We didn’t do it lightly. “We had very stringent methods of procedure,” Chris says. “And we had steps to take in the event of a failure, so that there were no interruptions in service.”
For the test, which was completed on April 26, 2017, we brought in additional staff, and we created stations with small teams of people wherever we had an electrical switch or a key mechanical component. There was communication across the board among all of our teams, using radios and other methods, to make sure that we were staying on track.
When we pulled the plug, each station knew exactly how its equipment was supposed to react. As long as things went according to script, nobody would have to touch a thing. And if something didn’t work, we had plans for every station in place, down to the second. As soon as a number of seconds passed without the required result, each team had a process for manually forcing the switch or backing out to ensure that there was no disruption to our customers’ critical loads.
How did it feel to black out an entire campus? “It may have been a little scary,” Chris says. “But we knew it was right thing to do.”
Reporting back from the blackout.
At 11:00 a.m. on April 26, 2017, we dropped the mains coming off our substation and watched nearly 30 generators light up at once. We watched the power transfer over successfully. And we watched the campus continue to perform, with no interruption in service.

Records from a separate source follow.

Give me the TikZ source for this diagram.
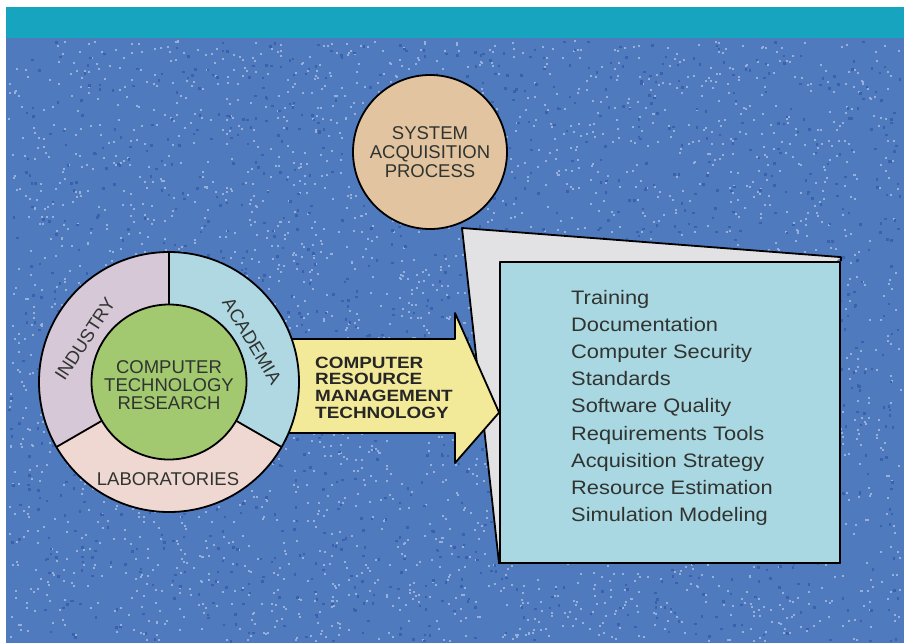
\documentclass[tikz,border=0pt]{standalone}
\usepackage{fontspec}
\setmainfont{Liberation Sans}
\newfontfamily\widefont[FakeStretch=1.12]{Liberation Sans}
\newfontfamily\arrowfont[FakeStretch=1.16]{Liberation Sans}
\definecolor{bgblue}{RGB}{80,122,190}
\definecolor{bgspeck}{RGB}{150,176,218}
\definecolor{bgdark}{RGB}{58,98,172}
\definecolor{band}{RGB}{22,164,190}
\definecolor{sapcol}{RGB}{226,196,160}
\definecolor{indcol}{RGB}{214,200,214}
\definecolor{acacol}{RGB}{176,216,226}
\definecolor{labcol}{RGB}{240,216,210}
\definecolor{corecol}{RGB}{162,200,112}
\definecolor{arrowcol}{RGB}{242,234,152}
\definecolor{boxcol}{RGB}{170,216,226}
\definecolor{graycol}{RGB}{226,226,228}
\definecolor{inkcol}{RGB}{48,52,48}
\tikzset{
  outline/.style={draw=black, line width=1.8pt, line join=round},
  ringlabel/.style={text=inkcol, font=\fontsize{18.5}{18}\selectfont, inner sep=0pt},
  itemtext/.style={text=inkcol, font=\widefont\fontsize{19.5}{27}\selectfont, inner sep=0pt, anchor=base west},
}
\begin{document}
\begin{tikzpicture}[x=1pt,y=-1pt]
\useasboundingbox (0,0) rectangle (904,643);
\fill[white] (0,0) rectangle (904,643);
\fill[bgblue] (6,38) rectangle (904,643);
\fill[band] (6,7) rectangle (904,38);
% speckled texture of the background
\pgfmathsetseed{7}
\foreach \i in {1,...,3200}{
  \pgfmathsetmacro{\px}{8+892*rnd}
  \pgfmathsetmacro{\py}{40+600*rnd}
  \fill[bgspeck] (\px,\py) rectangle ++(2,2);
}
\foreach \i in {1,...,1500}{
  \pgfmathsetmacro{\px}{8+892*rnd}
  \pgfmathsetmacro{\py}{40+600*rnd}
  \fill[bgdark] (\px,\py) rectangle ++(2.5,2.5);
}
% box and callout
\coordinate (callout) at (462,228);
\node[outline, fill=boxcol, minimum width=340pt, minimum height=301pt, inner sep=0pt] (box) at (670,412.5) {};
\fill[graycol] (callout) -- ([yshift=4pt]box.north east) -- (box.south west) -- cycle;
\draw[outline] (box.south west) -- (callout) -- ([yshift=4pt]box.north east) -- (box.north east);
\node[outline, fill=boxcol, minimum width=340pt, minimum height=301pt, inner sep=0pt] (box) at (670,412.5) {};
\foreach \t [count=\i] in {Training,Documentation,Computer Security,Standards,Software Quality,Requirements Tools,Acquisition Strategy,Resource Estimation,Simulation Modeling}{
  \node[itemtext, name=item\i] at (571,{304+27.2*(\i-1)}) {\t};
}
% arrow
\coordinate (c) at (169,382);
\draw[outline, fill=arrowcol] (285,339) -- (455,339) -- (455,313) -- (box.west) -- (455,463) -- (455,433) -- (285,433) -- cycle;
\node[text=black!85, font=\arrowfont\bfseries\fontsize{16.3}{16.7}\selectfont, align=left, inner sep=0pt, anchor=north west] (crmt) at (315,356.5) {COMPUTER\\RESOURCE\\MANAGEMENT\\TECHNOLOGY};
% ring
\begin{scope}
  \clip (c) circle (130pt);
  \fill[labcol] (c) circle (130pt);
  \fill[indcol] (c) -- ([shift={(150:200)}]c) -- ([shift={(210:300)}]c) -- ([shift={(270:200)}]c) -- cycle;
  \fill[acacol] (c) -- ([shift={(270:200)}]c) -- ([shift={(330:300)}]c) -- ([shift={(30:200)}]c) -- cycle;
\end{scope}
\foreach \a in {30,150,270}{
  \draw[outline] ([shift={(\a:77)}]c) -- ([shift={(\a:130)}]c);
}
\node[outline, circle, minimum size=260pt, inner sep=0pt] (ring) at (c) {};
\node[outline, circle, fill=corecol, minimum size=155pt, inner sep=0pt] (core) at (c) {};
\node[ringlabel, align=center] (ctr) at (169,385) {COMPUTER\\TECHNOLOGY\\RESEARCH};
\node[ringlabel, rotate=57] (industry) at (85,339) {INDUSTRY};
\node[ringlabel, rotate=-59] (academia) at (252,341) {ACADEMIA};
\node[ringlabel, anchor=base] (labs) at (168,485) {LABORATORIES};
% system acquisition process
\node[outline, circle, fill=sapcol, minimum size=154pt, inner sep=0pt, text=inkcol, align=center, font=\fontsize{18.5}{19}\selectfont] (sap) at (430,152) {SYSTEM\\ACQUISITION\\PROCESS};
\end{tikzpicture}
\end{document}
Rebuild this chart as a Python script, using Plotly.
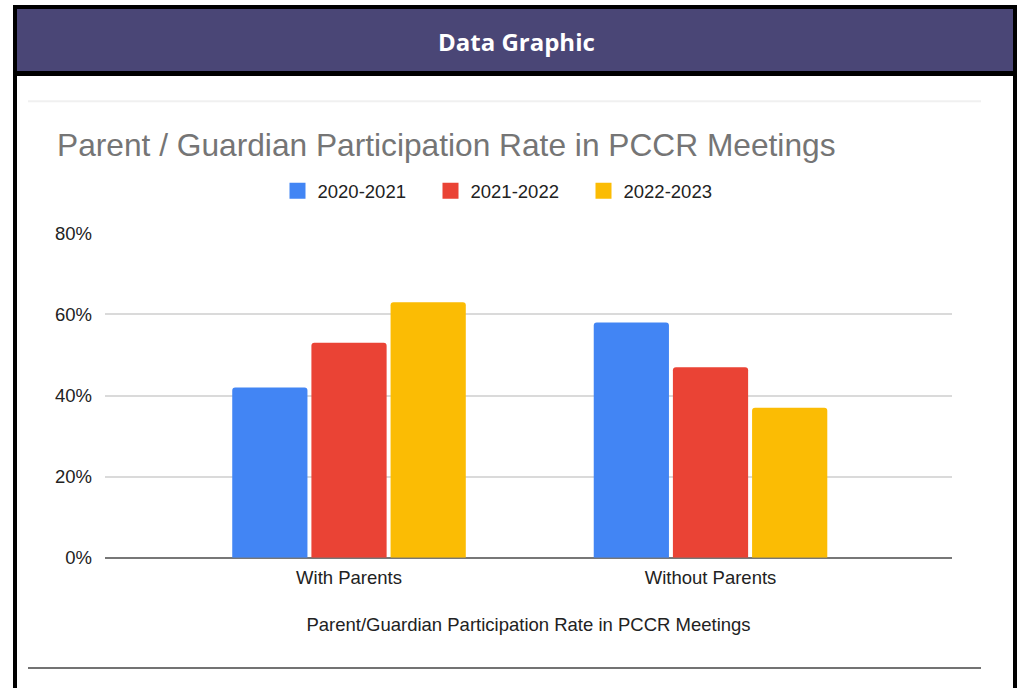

The blackout confirmed some of our hopes and expectations around improvements we’d made. For example, over the previous six months, we’d spent time analyzing the code that tells the parallel switch gear when to switch over. As a result, we’d re-engineered our timing to improve the speed, so we’d spend less time on battery and recover mechanical power faster—and the blackout confirmed the efficiency of that arrangement. In fact, we cut the amount of time it takes to transfer the buildings to the generators nearly in half. Of course, we’re never dropping critical load, but the lights came back on faster and the mechanical equipment recovered faster, so there was less of a temperature deviation. And the only way to prove that our buildings are responding better under these conditions than previously was to test.
We had a few minor blips, too. One of our breakers failed. The power was simply shunted off in another direction, so it wasn’t a problem—and it’s an easy go-back-and-fix. And if we hadn’t caught it during the intentional campus-wide blackout, it might not have been there when we actually needed it. We also had an issue with a single generator, but we have more than enough generator redundancy, so that wasn’t a problem, either. Again, we were able to fix the generator problem and avoid issues in the future.
Some of our customers were very interested in the blackout. Our largest customer came over for a visit just before we started. “They were a bit nervous,” Chris says, “but they completely understood why we needed to do it.”
After the cut, the customer stopped by again and reported that everything was good on their end—in fact, the temperature had hardly moved. Later, when we sent out a notice that we were going to move back to grid power, this customer wanted to stay and watch. “We invited them into the room,” Chris laughs, “on the condition that they touch nothing and remain quiet.”
Most of our customers didn’t even notice that anything had happened. In fact, on the morning of April 27, the day after the blackout, we got an email from a customer asking us when we’d be doing it. “They were disbelieving,” Chris says. “And it made me chuckle. But that’s the point. Nothing happened, and nothing should happen.”